As of Sept. 30, Zonagen had cash, cash equivalents and marketable securities of about $6.6 million. It estimated that the funding, added to available cash, would take the firm through 2005. The company's stock (NASDAQ:ZONA) rose 24 cents Thursday to close at $4.47.

The clinical program means Progenta, Zonagen's lead candidate in the clinic for uterine fibroids and endometriosis, and Androxal, in testosterone deficiency.

Licensed from the National Institutes of Health, in Bethesda, Md., Progenta is designed to alleviate symptoms associated with uterine fibroids and endometriosis by blocking the progesterone receptor. The treatment also might preclude surgery often necessary for patients.

Zonagen released preliminary data from the Progenta European Phase I/II uterine fibroid trial in November, demonstrating its ability to reduce fibroid size after one month of treatment compared to a standard treatment, Lupron (a gonadotropin-release hormone agonist from TAP Pharmaceuticals Inc.), as control.

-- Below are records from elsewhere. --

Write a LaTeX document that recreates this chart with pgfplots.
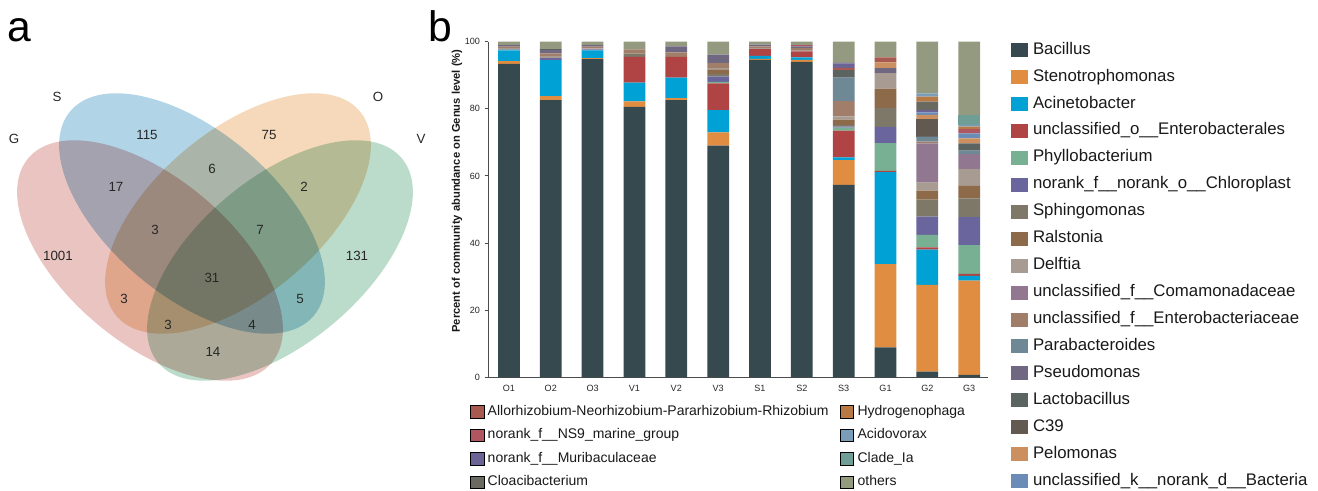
\documentclass[border=0pt]{standalone}
\usepackage{pgfplots}
\pgfplotsset{compat=1.18}
\usepackage{pgfplotstable}
\usepackage{fontspec}
\setmainfont{Liberation Sans}

\definecolor{c1}{HTML}{36494F}
\definecolor{c2}{HTML}{E08D42}
\definecolor{c3}{HTML}{00A2D6}
\definecolor{c4}{HTML}{B04444}
\definecolor{c5}{HTML}{78B094}
\definecolor{c6}{HTML}{6B659E}
\definecolor{c7}{HTML}{7D7868}
\definecolor{c8}{HTML}{8C6A4A}
\definecolor{c9}{HTML}{A89C92}
\definecolor{c10}{HTML}{917890}
\definecolor{c11}{HTML}{A07E6A}
\definecolor{c12}{HTML}{6E8896}
\definecolor{c13}{HTML}{706880}
\definecolor{c14}{HTML}{5C6462}
\definecolor{c15}{HTML}{625A50}
\definecolor{c16}{HTML}{CC8F60}
\definecolor{c17}{HTML}{6A8CB6}
\definecolor{c18}{HTML}{A85A50}
\definecolor{c19}{HTML}{B05660}
\definecolor{c20}{HTML}{6C6494}
\definecolor{c21}{HTML}{6A6A60}
\definecolor{c22}{HTML}{B87A44}
\definecolor{c23}{HTML}{7A9EB8}
\definecolor{c24}{HTML}{6E9E96}
\definecolor{c25}{HTML}{949A80}

\definecolor{vG}{HTML}{EAC4C1}
\definecolor{vS}{HTML}{B2D4E7}
\definecolor{vO}{HTML}{F5D9BA}
\definecolor{vV}{HTML}{BCDCCB}

% columns: Bacillus Steno Acineto Enterobacterales Phyllo Chloroplast Sphingo Ralstonia Delftia Comamonad Enterobacteriaceae Parabact Pseudomonas Lactobac C39 Pelomonas unclK Allorhiz NS9 Muribac Cloacibac Hydrogeno Acidovorax CladeIa others
\pgfplotstableread{
x s1 s2 s3 s4 s5 s6 s7 s8 s9 s10 s11 s12 s13 s14 s15 s16 s17 s18 s19 s20 s21 s22 s23 s24 s25
0 93.4 0.8 3.2 0 0.2 0.2 0 0 0.3 0 0.4 0 0.5 0 0 0 0 0 0 0 0 0 0 0 1.0
1 82.6 1.2 10.7 0 0 0.6 0 0 0.6 0 0.8 0 1.0 0.3 0 0 0 0 0 0 0 0 0 0 2.2
2 94.8 0.3 2.3 0 0 0.3 0 0 0.3 0 0.5 0 0.5 0 0 0 0 0 0 0 0 0 0 0 1.0
3 80.6 1.6 5.6 7.7 0 0 0.9 0 0 0 1.3 0 0 0 0 0 0 0 0 0 0 0 0 0 2.3
4 82.6 0.6 6.1 6.2 0 0 0 0 0 0 1.3 0 1.8 0 0 0 0 0 0 0 0 0 0 0 1.4
5 69.0 4.0 6.6 8.0 0.4 1.6 0.8 1.2 0.5 0 1.5 0 2.5 0 0 0 0 0 0 0 0 0 0 0 3.9
6 94.6 0.3 0.9 2.0 0 0 0 0 0.3 0 0.5 0 0.5 0 0 0 0 0 0 0 0 0 0 0 0.9
7 94.0 0.6 0.7 1.8 0 0 0 0 0.4 0 0.6 0 0.5 0 0 0 0 0 0.4 0 0 0 0 0 1.0
8 57.3 7.4 0.8 8.0 0.9 0.3 0.5 1.6 0.9 0 4.6 7.0 0 2.2 0 0 0 0.7 0 1.3 0.3 0 0 0 6.2
9 8.9 24.8 27.4 0.4 8.3 4.8 5.7 5.7 4.6 0 0 0 1.5 0 0 1.7 0 1.5 0 0 0 0 0 0 4.7
10 1.7 25.8 10.5 0.7 3.7 5.5 5.0 2.7 2.4 11.7 0.5 1.5 0 0 5.2 1.3 0.7 0 0 0.7 2.5 1.5 1.0 0 15.4
11 0.7 28.1 1.4 0.6 8.6 8.3 5.6 3.7 5.0 4.5 0 1.0 0 2.2 0 1.5 1.5 0 1.2 0 0 0.8 0.5 3.0 21.8
}\data

\begin{document}
\begin{tikzpicture}
% ---------------- Venn diagram (panel a) ----------------
\begin{axis}[at={(0pt,0pt)},anchor=south west,scale only axis,
  width=330pt,height=368.25pt,xmin=0,xmax=440,ymin=0,ymax=491,
  y dir=reverse,hide axis,clip=false]
\fill[vG,blend mode=multiply] (axis cs:150,260.5) circle [x radius=119.25pt,y radius=61.95pt,rotate=-40];
\fill[vS,blend mode=multiply] (axis cs:192,213.5) circle [x radius=119.25pt,y radius=61.95pt,rotate=-40];
\fill[vO,blend mode=multiply] (axis cs:238,213.5) circle [x radius=119.25pt,y radius=61.95pt,rotate=40];
\fill[vV,blend mode=multiply] (axis cs:280,260.5) circle [x radius=119.25pt,y radius=61.95pt,rotate=40];
\begin{scope}[every node/.style={font=\fontsize{10}{12}\selectfont,text=black!85}]
\node at (axis cs:57,97) {S};
\node at (axis cs:14,139) {G};
\node at (axis cs:378,97) {O};
\node at (axis cs:421,139) {V};
\node at (axis cs:147,135) {115};
\node at (axis cs:269,135) {75};
\node at (axis cs:116,187) {17};
\node at (axis cs:212,169) {6};
\node at (axis cs:304,187) {2};
\node at (axis cs:155,230) {3};
\node at (axis cs:260,230) {7};
\node at (axis cs:58,256) {1001};
\node at (axis cs:357,256) {131};
\node at (axis cs:212,278) {31};
\node at (axis cs:124,299) {3};
\node at (axis cs:300,299) {5};
\node at (axis cs:168,325) {3};
\node at (axis cs:252,325) {4};
\node at (axis cs:213,352) {14};
\end{scope}
\end{axis}

\node[anchor=base west,font=\fontsize{32}{36}\selectfont,inner sep=0pt] at (5.25pt,336.75pt) {a};
\node[anchor=base west,font=\fontsize{32}{36}\selectfont,inner sep=0pt] at (321pt,336.75pt) {b};

% ---------------- Stacked bars (panel b) ----------------
\begin{axis}[at={(366pt,85.3pt)},anchor=south west,scale only axis,
  width=375pt,height=251.7pt,
  ybar stacked,bar width=0.52,
  xmin=-0.5,xmax=11.45,ymin=0,ymax=100,
  xtick={0,...,11},xticklabels={O1,O2,O3,V1,V2,V3,S1,S2,S3,G1,G2,G3},
  ytick={0,20,...,100},
  axis x line*=bottom,axis y line*=left,
  axis line style={-,color=black!70,line width=0.6pt},
  x tick style={draw=none},y tick style={color=black!70,line width=0.6pt},
  tick align=outside,major tick length=2.5pt,
  tick label style={font=\fontsize{6.8}{8}\selectfont,text=black!85},
  /pgf/number format/assume math mode=true,
  ylabel={Percent of community abundance on Genus level (\%)},
  ylabel style={at={(rel axis cs:-0.062,0.555)},anchor=center,
    font=\fontsize{8.4}{10}\selectfont\bfseries,text=black!90},
  legend cell align=left,
  legend style={at={(rel axis cs:1.046,1.004)},anchor=north west,draw=none,fill=none,
    font=\fontsize{12.6}{14}\selectfont,row sep=5.8pt,inner sep=0pt,
    nodes={inner sep=1.2pt,text height=9pt,text depth=3pt,text=black!90},
    /tikz/every odd column/.append style={column sep=2.6pt}},
  legend image code/.code={\fill[#1] (0pt,-5.25pt) rectangle (12.5pt,5.25pt);},
  legend entries={Bacillus,Stenotrophomonas,Acinetobacter,unclassified\_o\_\_Enterobacterales,
    Phyllobacterium,norank\_f\_\_norank\_o\_\_Chloroplast,Sphingomonas,Ralstonia,Delftia,
    unclassified\_f\_\_Comamonadaceae,unclassified\_f\_\_Enterobacteriaceae,Parabacteroides,
    Pseudomonas,Lactobacillus,C39,Pelomonas,unclassified\_k\_\_norank\_d\_\_Bacteria},
]
\addplot[fill=c1,draw=none] table[x=x,y=s1]{\data};
\addplot[fill=c2,draw=none] table[x=x,y=s2]{\data};
\addplot[fill=c3,draw=none] table[x=x,y=s3]{\data};
\addplot[fill=c4,draw=none] table[x=x,y=s4]{\data};
\addplot[fill=c5,draw=none] table[x=x,y=s5]{\data};
\addplot[fill=c6,draw=none] table[x=x,y=s6]{\data};
\addplot[fill=c7,draw=none] table[x=x,y=s7]{\data};
\addplot[fill=c8,draw=none] table[x=x,y=s8]{\data};
\addplot[fill=c9,draw=none] table[x=x,y=s9]{\data};
\addplot[fill=c10,draw=none] table[x=x,y=s10]{\data};
\addplot[fill=c11,draw=none] table[x=x,y=s11]{\data};
\addplot[fill=c12,draw=none] table[x=x,y=s12]{\data};
\addplot[fill=c13,draw=none] table[x=x,y=s13]{\data};
\addplot[fill=c14,draw=none] table[x=x,y=s14]{\data};
\addplot[fill=c15,draw=none] table[x=x,y=s15]{\data};
\addplot[fill=c16,draw=none] table[x=x,y=s16]{\data};
\addplot[fill=c17,draw=none] table[x=x,y=s17]{\data};
\addplot[fill=c18,draw=none,forget plot] table[x=x,y=s18]{\data};
\addplot[fill=c19,draw=none,forget plot] table[x=x,y=s19]{\data};
\addplot[fill=c20,draw=none,forget plot] table[x=x,y=s20]{\data};
\addplot[fill=c21,draw=none,forget plot] table[x=x,y=s21]{\data};
\addplot[fill=c22,draw=none,forget plot] table[x=x,y=s22]{\data};
\addplot[fill=c23,draw=none,forget plot] table[x=x,y=s23]{\data};
\addplot[fill=c24,draw=none,forget plot] table[x=x,y=s24]{\data};
\addplot[fill=c25,draw=none,forget plot] table[x=x,y=s25]{\data};
\end{axis}

% second legend (bottom)
\begin{axis}[at={(366pt,85.3pt)},anchor=south west,scale only axis,
  width=375pt,height=251.7pt,hide axis,xmin=0,xmax=1,ymin=0,ymax=1,
  legend columns=2,legend cell align=left,
  legend style={at={(rel axis cs:-0.036,-0.077)},anchor=north west,draw=none,fill=none,
    font=\fontsize{10.5}{12}\selectfont,row sep=5.25pt,inner sep=0pt,
    nodes={inner sep=1.2pt,text height=7.6pt,text depth=2.4pt,text=black!90},
    /tikz/every odd column/.append style={column sep=1.5pt},
    /tikz/every even column/.append style={column sep=7.5pt}},
  legend image code/.code={\fill[#1] (0pt,-4.75pt) rectangle (10pt,4.75pt);},
]
\addlegendimage{fill=c18}\addlegendentry{Allorhizobium-Neorhizobium-Pararhizobium-Rhizobium}
\addlegendimage{fill=c22}\addlegendentry{Hydrogenophaga}
\addlegendimage{fill=c19}\addlegendentry{norank\_f\_\_NS9\_marine\_group}
\addlegendimage{fill=c23}\addlegendentry{Acidovorax}
\addlegendimage{fill=c20}\addlegendentry{norank\_f\_\_Muribaculaceae}
\addlegendimage{fill=c24}\addlegendentry{Clade\_Ia}
\addlegendimage{fill=c21}\addlegendentry{Cloacibacterium}
\addlegendimage{fill=c25}\addlegendentry{others}
\end{axis}

\pgfresetboundingbox
\path (0pt,0pt) rectangle (988.5pt,368.25pt);
\end{tikzpicture}
\end{document}
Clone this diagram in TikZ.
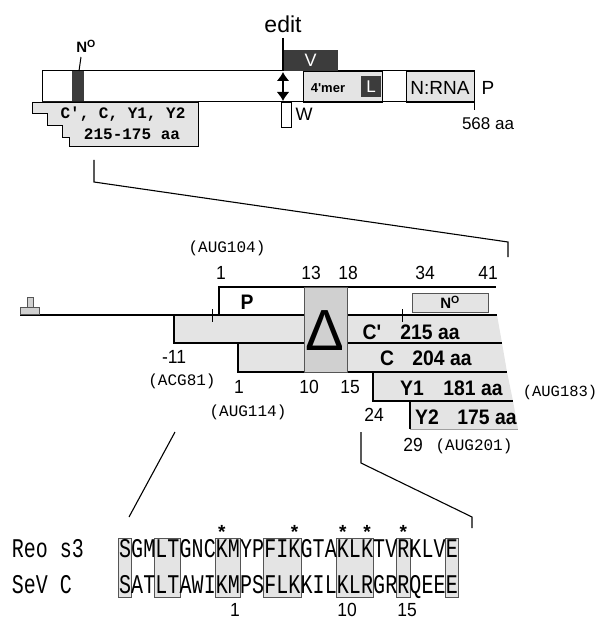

Dosing is complete and final 12-month exposure data are scheduled to be presented at a conference at the end of February.

The company has applied for a pre-investigational drug application meeting with the FDA in which Zonagen will "glean from them if they agree on the selected dose and what they would like to see in Phase III," Podolski said. Adjacent to the fibroid program, the company could initiate a 40-patient Phase II endometriosis trial in March.

Zonagen completed a Phase I/II trial for Androxal in the U.S. for the treatment of men with testosterone deficiency and has submitted final data to the FDA.

Zonagen's corporate story hinges on Vasomax, its once-lead product for erectile dysfunction. Concerned by the proliferation of brown fat in a rat study, the FDA in 1999 placed a clinical hold on the product, partnered with Schering-Plough Corp. The hold was never lifted and the partnership fell apart.

Then, in October 2002, Zonagen entered a merger agreement with Lavipharm Corp., of East Windsor, N.J. Both company's boards approved the stock-for-stock reverse merger. But in March 2003, Zonagen terminated the deal, which would have required relisting on the Nasdaq National Market under new guidelines, and could have caused delisting altogether.

Since then the company held a modified Dutch auction self-tender offer in January 2004, purchasing 57 percent of its then-outstanding stock for $2.10 a share for a total aggregate purchase amount of $14 million. Though it still holds the patents to Vasomax and Podolski suggested there might be an opportunity in men contraindicated with PDE5 inhibitors, he said Zonagen is not progressing the compound, adding that he "can't blame the FDA" for the drug's troubles.

"If I put myself in their place, I can see the dilemma," he said.